Parallel Game Architecture, Part 1

In this post I will describe the core idea behind the game architecture I chose. If you are more interested in the implementation have a look at the next post.

The Motivation
Last year I came across the Intel Smoke Demo while researching for the Multicore seminar I attended. Gladly I was allowed to pick my own topic, so I chose "Multicore Programming in Computer Games".
After the seminar I was really motivated to use the things I've learned to build my own game. So I used the Intel Smoke Demo as a template for my own game architecture. The architecture in the demo supports n-way threading, which is really a good thing if you consider the graph below.
Source: Steam Hardware Survey
You can see that there is a big diversity in number of CPU cores per gaming PC (Xbox has three cores, PS3 has one main core + 6 SPU cores). In the future there will be even more diversity when six and eight core CPUs are getting more common.
In the early days of multicore game programming many games utilized multicore CPUs by splitting their game loop into a render part and game logic part. Both parts were then executed separately on a own thread. QUAKE 4 for example took this approach (see these slides for more infos). On the Xbox 360, the game loop was often split into three parts to utilize all cores (have a look at these Kameo slides for instance).
This approach is called functional decomposition. Works great, but you are specializing for a fixed number of cores. If you have more cores then subsystems, you are wasting CPU power.
A n-way architecture, like the one used in the Intel Smoke Demo, tries to utilize all cores that are available on the machine. This can be achieved by additionally taking advantage of data parallelism. Simply put, this means calculating for loops in parallel (=distributing for loop iterations among threads). For example, if you have 1000 game object and four threads, you can calculate 250 object updates on each thread, ideally taking only 25% of the time (25% only iff each update takes exactly the same time).

The Idea
The core idea behind the Smoke Demo is best illustrated in two pictures.
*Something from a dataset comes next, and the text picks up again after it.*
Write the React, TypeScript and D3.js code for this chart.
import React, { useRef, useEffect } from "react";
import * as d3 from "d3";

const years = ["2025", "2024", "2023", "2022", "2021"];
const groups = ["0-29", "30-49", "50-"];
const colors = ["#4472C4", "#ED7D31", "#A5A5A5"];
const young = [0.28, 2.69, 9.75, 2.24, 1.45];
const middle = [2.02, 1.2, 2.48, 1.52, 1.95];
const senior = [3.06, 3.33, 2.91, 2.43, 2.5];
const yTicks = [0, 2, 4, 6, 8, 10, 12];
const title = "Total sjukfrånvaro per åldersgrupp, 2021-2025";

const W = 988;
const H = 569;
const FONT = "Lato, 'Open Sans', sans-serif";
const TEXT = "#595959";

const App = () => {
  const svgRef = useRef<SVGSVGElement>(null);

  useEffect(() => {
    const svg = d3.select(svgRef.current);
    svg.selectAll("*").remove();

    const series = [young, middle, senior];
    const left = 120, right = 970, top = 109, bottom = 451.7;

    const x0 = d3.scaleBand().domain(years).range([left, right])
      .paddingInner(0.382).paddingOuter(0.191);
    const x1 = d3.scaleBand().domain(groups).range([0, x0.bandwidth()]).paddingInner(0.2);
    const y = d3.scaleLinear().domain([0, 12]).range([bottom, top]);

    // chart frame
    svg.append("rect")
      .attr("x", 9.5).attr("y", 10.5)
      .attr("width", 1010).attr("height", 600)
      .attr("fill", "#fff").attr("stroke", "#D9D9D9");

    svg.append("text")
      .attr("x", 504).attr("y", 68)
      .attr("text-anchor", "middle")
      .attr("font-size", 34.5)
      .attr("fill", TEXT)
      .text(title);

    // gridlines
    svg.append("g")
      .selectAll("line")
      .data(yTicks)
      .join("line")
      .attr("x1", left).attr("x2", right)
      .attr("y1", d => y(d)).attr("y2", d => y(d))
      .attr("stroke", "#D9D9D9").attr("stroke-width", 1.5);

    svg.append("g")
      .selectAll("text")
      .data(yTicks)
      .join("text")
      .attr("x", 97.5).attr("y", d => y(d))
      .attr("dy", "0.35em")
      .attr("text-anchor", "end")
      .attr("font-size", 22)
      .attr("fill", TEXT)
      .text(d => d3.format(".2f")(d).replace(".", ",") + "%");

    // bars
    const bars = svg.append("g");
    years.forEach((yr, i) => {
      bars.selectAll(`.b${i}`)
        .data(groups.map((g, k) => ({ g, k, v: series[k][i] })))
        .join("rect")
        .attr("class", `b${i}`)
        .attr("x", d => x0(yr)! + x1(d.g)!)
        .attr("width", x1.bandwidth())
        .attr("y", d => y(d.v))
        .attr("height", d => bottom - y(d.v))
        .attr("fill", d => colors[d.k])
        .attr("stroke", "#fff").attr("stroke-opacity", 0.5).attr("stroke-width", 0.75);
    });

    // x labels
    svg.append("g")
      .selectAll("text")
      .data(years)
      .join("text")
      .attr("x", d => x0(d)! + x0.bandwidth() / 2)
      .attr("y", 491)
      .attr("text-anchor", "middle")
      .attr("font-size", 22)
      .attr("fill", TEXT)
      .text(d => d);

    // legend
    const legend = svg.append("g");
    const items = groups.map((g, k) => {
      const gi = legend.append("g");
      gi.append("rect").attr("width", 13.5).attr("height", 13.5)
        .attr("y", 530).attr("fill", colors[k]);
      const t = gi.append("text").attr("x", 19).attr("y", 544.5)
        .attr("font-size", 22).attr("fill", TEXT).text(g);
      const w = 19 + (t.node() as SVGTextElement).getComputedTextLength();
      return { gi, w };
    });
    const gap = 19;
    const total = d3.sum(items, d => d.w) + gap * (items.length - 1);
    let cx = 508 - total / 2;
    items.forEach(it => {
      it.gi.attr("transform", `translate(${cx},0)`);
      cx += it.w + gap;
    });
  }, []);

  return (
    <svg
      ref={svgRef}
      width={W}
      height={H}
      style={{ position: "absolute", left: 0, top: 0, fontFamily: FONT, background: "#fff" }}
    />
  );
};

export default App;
1. Execution Phase with four threads

In the picture above you can see all the calculation needed for one frame. Each system (AI, Physics, Graphics, Audio, Input) is getting scheduled to one of the four available worker threads. Once a system is scheduled, it can split its work into subtasks to take advantage of data parallelism (AI and Physics are doing this in the picture).
Every system works on its own copy of game data. This is needed to make them independent from each other, so that they can run in parallel. After each frame, the system's game data copy is getting updated by the Change Manager (see picture below).
To make this possible, every relevant game data change has to be queued up in the Change Manager before (symbolized by the arrows in picture one).
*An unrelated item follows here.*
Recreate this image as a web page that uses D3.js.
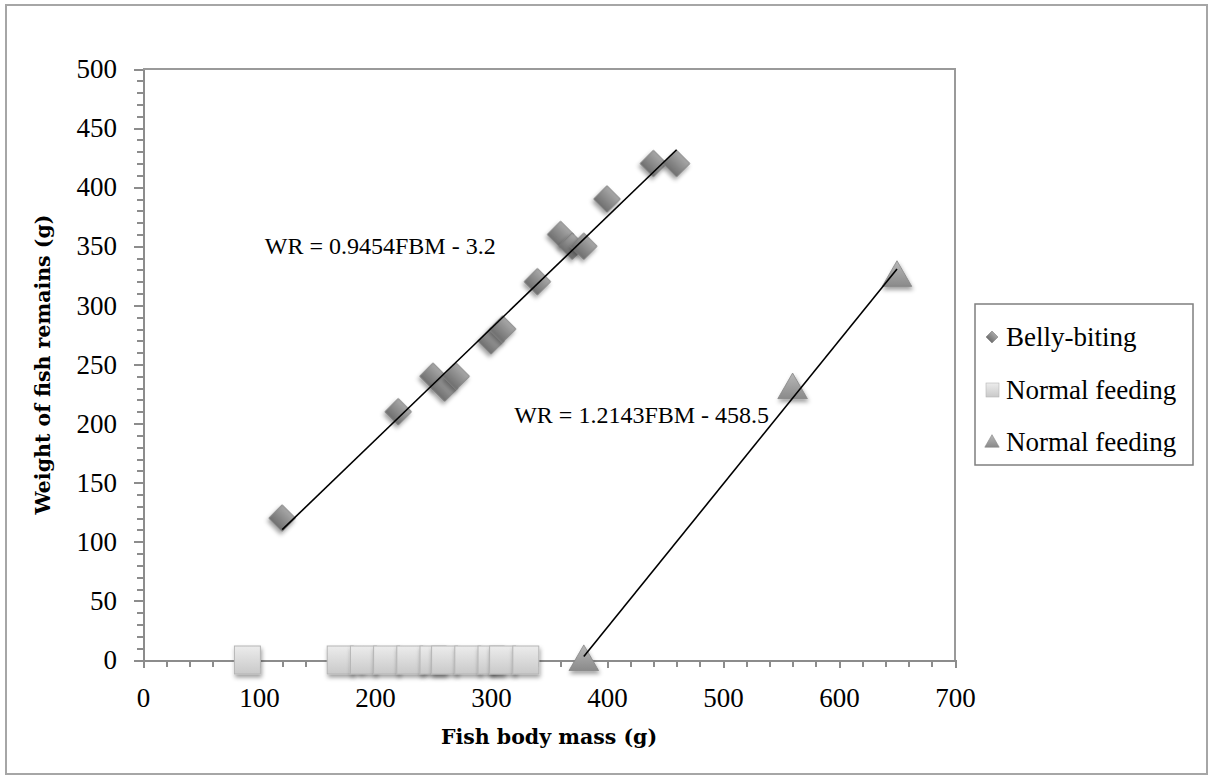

2. Change distribution Phase
To sum this all up, here is a short list of the pros and cons for this architecture:

Pros:
  • Performance: Scales to an arbitrary number of CPU cores.
  • Good maintainability: Strict separation of concerns between the system. You can even replace a system completely without affecting the other systems.
Cons:
  • Higher memory consumption: Every system has to have an own copy of needed game data.
  • Overhead: Caused by change collection and distribution
  • Latencies:  All systems work on old data (from the last frame).